Pattinson and I motored to Evenwood, where I admitted to the perpetual curacy, Wykes junior. His old father from Winston, attended, & read the lesson. There was quite a fair attendance of the parishioners. I was impressed favourably by the choir of 10 men and 19 boys. Both the last incumbents, Simpson and his predecessor, Richards, have been good men, & their labours have not been wholly pointless. We gave Davison a lift back to West Auckland. He is full of gross cases of abuse of the "dole": and, no doubt, they are many and gross. But how to escape from the necessity, in policy & in equity, of continuing the "dole" I cannot see.

[107]

The Bishop of Ripon has again 'rushed in' where the 'angels of the churches' ought to fear to tread. The Times gives great prominence to a sermon which he preached last night in Ripon Cathedral. His language about the Anglo–Catholicks is about as deliberately offensive as it could be.

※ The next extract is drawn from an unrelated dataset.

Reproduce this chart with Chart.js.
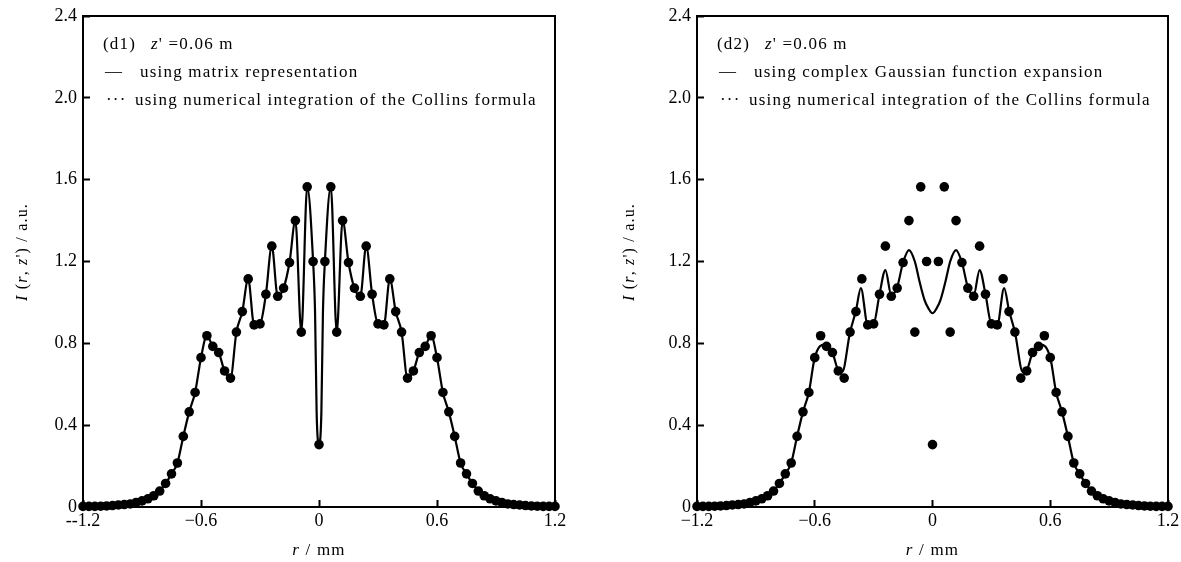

"However great the desire to afford reasonable comfort to that section, they must respect the authority of, and accommodate themselves to, the peculiar character of the Church they belonged to, and not to try to play the cuckoo in the Anglican nest". He then proceeds to make some very crude references to the conflict in Malta, as illustrating the spirit of the Roman Church, & concludes: "Anyhow, that new & curious development in our political relations with the Vatican was one more fact which added significance to the meeting of the Lambeth Conference, & marked it as the ordeal of Anglicanism". He might, if he were not too conceited to heed anything save the sound of his own voice, reflect that, by thus emphasizing his rigorously partisan attitude, he is going as far as one man can to destroy in advance the influence of the Lambeth Conference. He can see nothing in in beyond an instrument for ousting the Anglo–Catholicks & thus vindicating the Protestantism of the Anglican Communion!